Il respiro della Romagna travolta dalla terza alluvione in poco più di un anno ha il ritmo pesante di chi sente il suo tempo esaurirsi, degli ultimi frammenti di sabbia che scivolano nella clessidra. Marzeno, frazione del comune di Brisighella, nell’Appennino ravennate, sorge come tanti borghi romagnoli a poca distanza da una rocca che ha alle spalle mille anni di storia, quella della Pietramora, colle che incombe sul paese con la sua forma rotonda, rassicurante. Eppure anche qui la piena che nella notte fra mercoledì e ieri ha investito l’abitato ha avuto il sapore di un de profundis.
Il torrente omonimo, il Marzeno, si è preso a spallate gli spazi di cui aveva bisogno: la diga formatasi sotto le sue arcate – composta di alberi sradicati ma anche del macabro contenuto delle case allagate degli abitanti di Modigliana, appena più a monte – non ha fermato le acque, che hanno scavato attorno al ponte, divorando pezzi di paese, portando via blocchi di asfalto lunghi vari metri, tonnellate di piastrelle, in qualche caso perfino frammenti di muratura. Alcune abitazioni, a picco su quello che è diventato l’alveo, paiono condannate: fra i residenti sono in molti a scuotere rassegnati la testa.
"L’acqua ha addirittura divelto la palizzata in ferro che circondava la casa – fa notare Marco Venturelli –. Qui non è come nel 2023, è peggio". Alcune vallate più a ovest, a Zattaglia, borgo di case in sasso tra Brisighella e Casola Valsenio, lo sgomento è dipinto sui volti degli ultimi uomini rimasti a presidio del territorio: "Vedete bene quanto le acque, dopo aver sfondato quella briglia, stiano divorando il basamento su cui sorge la strada di fondovalle – indica il comandante dei Carabinieri forestali Stefano Monaldi –. Dobbiamo sperare che la strada rimanga percorribile. Anche perché è l’unica: la provinciale della Valletta è crollata del tutto".

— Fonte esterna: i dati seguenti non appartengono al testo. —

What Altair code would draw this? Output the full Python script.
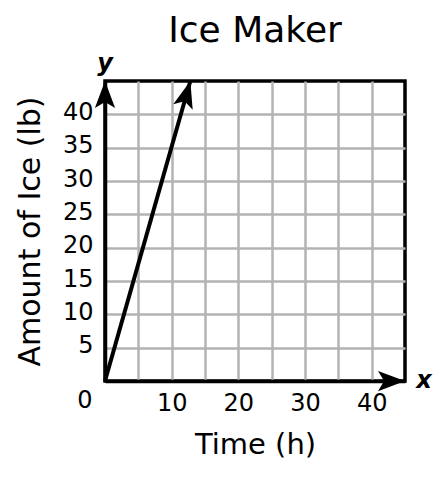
import math
import altair as alt
import pandas as pd

# ---- data ----
chart_title = "Ice Maker"
x_title = "Time (h)"
y_title = "Amount of Ice (lb)"
axis_max = 45
grid_values = [5, 10, 15, 20, 25, 30, 35, 40]
line_time = [0, 12.8]
line_ice = [0, 45]
origin_label = "0"

FONT = "DejaVu Sans"
W = 300
H = 300
LABEL_SIZE = 24

line_df = pd.DataFrame({"t": line_time, "ice": line_ice})
tip_df = pd.DataFrame({"t": [line_time[-1]], "ice": [line_ice[-1]]})
# direction of the data line in pixels (both axes span 0..axis_max over W/H px)
dx_px = (line_time[-1] - line_time[0]) / axis_max * W
dy_px = (line_ice[-1] - line_ice[0]) / axis_max * H
line_angle = math.degrees(math.atan2(dx_px, dy_px))

yaxis_tip = pd.DataFrame({"t": [0], "ice": [axis_max]})
xaxis_tip = pd.DataFrame({"t": [axis_max], "ice": [0]})
origin_df = pd.DataFrame({"t": [0], "ice": [0], "lab": [origin_label]})
ylab_df = pd.DataFrame({"t": [0], "ice": [axis_max], "lab": ["y"]})
xlab_df = pd.DataFrame({"t": [axis_max], "ice": [0], "lab": ["x"]})

xscale = alt.Scale(domain=[0, axis_max], nice=False, zero=True)
yscale = alt.Scale(domain=[0, axis_max], nice=False, zero=True)

GRID = "#b3b3b3"

xaxis = alt.Axis(
    values=grid_values,
    labelExpr="datum.value % 10 == 0 ? datum.label : ''",
    grid=True, gridColor=GRID, gridWidth=2.5, gridOpacity=1,
    ticks=False, tickSize=0,
    domainColor="black", domainWidth=3.5,
    labelFont=FONT, labelFontSize=LABEL_SIZE, labelColor="black", labelPadding=10,
    labelAngle=0,
    title=x_title, titleFont=FONT, titleFontSize=29, titleFontWeight="normal",
    titleColor="black", titleBaseline="alphabetic", titleX=W / 2, titleY=72,
    titleAlign="center",
)
yaxis = alt.Axis(
    values=grid_values,
    grid=True, gridColor=GRID, gridWidth=2.5, gridOpacity=1,
    ticks=False, tickSize=0,
    domainColor="black", domainWidth=3.5,
    labelFont=FONT, labelFontSize=LABEL_SIZE, labelColor="black", labelPadding=12,
    labelOffset=-2,
    title=y_title, titleFont=FONT, titleFontSize=30, titleFontWeight="normal",
    titleColor="black", titleBaseline="alphabetic", titleAngle=270,
    titleX=-66, titleY=H / 2, titleAlign="center",
)

arrow_path = "M0,0L0.75,2L0,1.55L-0.75,2Z"
ARROW_SIZE = 729

line = alt.Chart(line_df).mark_line(color="black", strokeWidth=4, strokeCap="butt").encode(
    x=alt.X("t:Q", scale=xscale, axis=xaxis),
    y=alt.Y("ice:Q", scale=yscale, axis=yaxis),
)

line_tip = alt.Chart(tip_df).mark_point(
    shape=arrow_path, filled=True, color="black", opacity=1,
    size=ARROW_SIZE, angle=line_angle, strokeWidth=0,
).encode(x=alt.X("t:Q", scale=xscale), y=alt.Y("ice:Q", scale=yscale))

y_tip = alt.Chart(yaxis_tip).mark_point(
    shape=arrow_path, filled=True, color="black", opacity=1,
    size=ARROW_SIZE, angle=0, strokeWidth=0,
).encode(x=alt.X("t:Q", scale=xscale), y=alt.Y("ice:Q", scale=yscale))

x_tip = alt.Chart(xaxis_tip).mark_point(
    shape=arrow_path, filled=True, color="black", opacity=1,
    size=ARROW_SIZE, angle=90, strokeWidth=0,
).encode(x=alt.X("t:Q", scale=xscale), y=alt.Y("ice:Q", scale=yscale))

origin_text = alt.Chart(origin_df).mark_text(
    font=FONT, fontSize=LABEL_SIZE, color="black", dx=-20, dy=20, baseline="middle", align="center",
).encode(x=alt.X("t:Q", scale=xscale), y=alt.Y("ice:Q", scale=yscale), text="lab:N")

y_letter = alt.Chart(ylab_df).mark_text(
    font=FONT, fontSize=24, fontStyle="italic", fontWeight="bold", color="black",
    dx=0, dy=-17, baseline="middle", align="center",
).encode(x=alt.X("t:Q", scale=xscale), y=alt.Y("ice:Q", scale=yscale), text="lab:N")

x_letter = alt.Chart(xlab_df).mark_text(
    font=FONT, fontSize=24, fontStyle="italic", fontWeight="bold", color="black",
    dx=19, dy=0, baseline="middle", align="center",
).encode(x=alt.X("t:Q", scale=xscale), y=alt.Y("ice:Q", scale=yscale), text="lab:N")

chart = alt.layer(
    line, line_tip, y_tip, x_tip, origin_text, y_letter, x_letter
).properties(
    width=W, height=H,
    background="white",
    title=alt.TitleParams(
        chart_title, font=FONT, fontSize=36, fontWeight="normal", color="black",
        anchor="middle", frame="group", baseline="alphabetic", offset=12, dy=38,
    ),
    autosize=alt.AutoSizeParams(type="none"),
    padding={"left": 97, "top": 73, "right": 35, "bottom": 97},
).configure_view(
    stroke="black", strokeWidth=3.5, fill="white",
)

chart.save("out.html", embed_options={"renderer": "svg", "actions": False})
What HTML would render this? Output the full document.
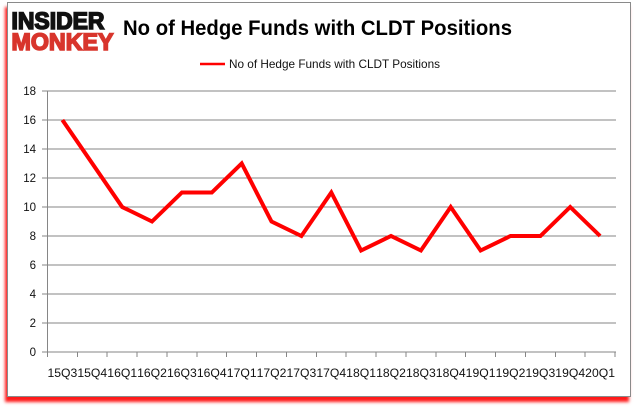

La direttrice diventata un’icona dell’alluvione 2023 – ridotta a un sottile camminamento a servizio degli anziani che abitano in quota – è letteralmente sparita, scivolata trenta metri più in basso in un groviglio di detriti e alberi sradicati. Il conto per ricostruirla già prima ammontava a quattro milioni di euro, oggi ancora più mastodontici e irraggiungibili di ieri. Zattaglia vive le sue giornate più nere: l’acqua del Sintria – normalmente un rigagnolo – ha divorato le murature esterne di alcuni scantinati, lasciando in piedi solo le parti portanti, trasformando alcune abitazioni in vere e proprie palafitte. Quelle franate a valle non sono solo strade, dighe, abitazioni, sono bensì la materia stessa del vivere appenninico romagnolo, la convinzione che fosse possibile respirare panorami mozzafiato, tra calanchi e pievi millenarie, senza rinunciare alle comodità e ai collegamenti dati dall’abitare a pochi chilometri dalla via Emilia. Tanto che a Riolo Terme c’è chi ha deciso di dire basta, come gli abitanti di via Fornace, allagata due volte a maggio 2023, poi di nuovo a novembre, e infine ieri. "Chiediamo di essere delocalizzati altrove una volta per tutte – ribadisce Gianluca Ierpi, residente del quartiere –. Quante altre alluvioni dobbiamo affrontare? Quanti altri sfortunati dovranno succedersi qui? Io e mia moglie abbiamo deciso di spezzare la catena: al ragazzo polacco che ci ha fatto un’offerta di acquisto abbiamo detto no. L’ipotesi che qui potesse arrivare una famiglia con dei bambini ci terrorizzava. Nessuno deve sperimentare quel che è toccato a noi: chi ci amministra deve prendere una decisione".